With interoperable assets, a single story can live across multiple platforms. The same character model might appear in a TV series, a virtual world, and an MR experience. Fans could create their own spin-offs using official assets, adding depth to the story while driving engagement.
Economic and Creative Advantages
There’s also a strong economic argument for interoperability. Building assets once and using them across platforms drastically lowers production costs. It also shortens time-to-market, letting creators release content faster and more frequently.
Perhaps most importantly, interoperability opens up new revenue streams. Traditionally, studios only earn money during a film’s release window or a game’s initial launch. Hybrid studios can monetize their IP continuously, from pre-production through to fan-generated content.
This model also reduces risk. Instead of betting everything on a single blockbuster, studios can iterate and expand their IP incrementally. If one piece of content doesn’t resonate, the story can adapt in real time.
The Challenges Ahead
Of course, none of this will happen overnight. Interoperability requires collaboration across industries that historically haven’t worked well together. Film, gaming, and XR have different cultures, cadences, workflows, and technical standards. Aligning these will be a massive undertaking.
But the payoff is worth it. As creators adopt interoperable pipelines, we’ll see a new era of storytelling—one that’s more immersive, collaborative, and dynamic than anything that came before.
A New Framework for Storytelling
The shift toward interoperability is more than a technical challenge; it’s a rethinking of what stories can be.

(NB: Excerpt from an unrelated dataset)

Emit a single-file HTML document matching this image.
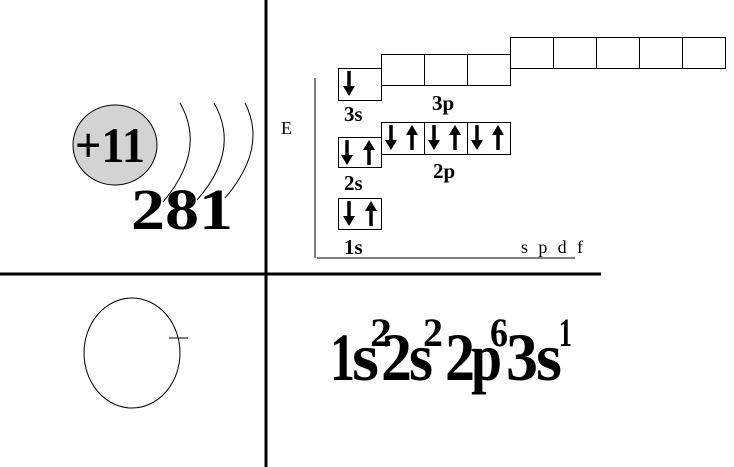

In the past, stories were fixed products. In the future, they’ll be living systems—ever-evolving, shaped by creators and audiences alike.
Hybrid studios, powered by interoperable pipelines, will lead the way. They’ll build worlds that span platforms, bringing stories to life in ways we’ve only begun to imagine. And they’ll show us that the best stories aren’t just told; they’re built, shared, and experienced together.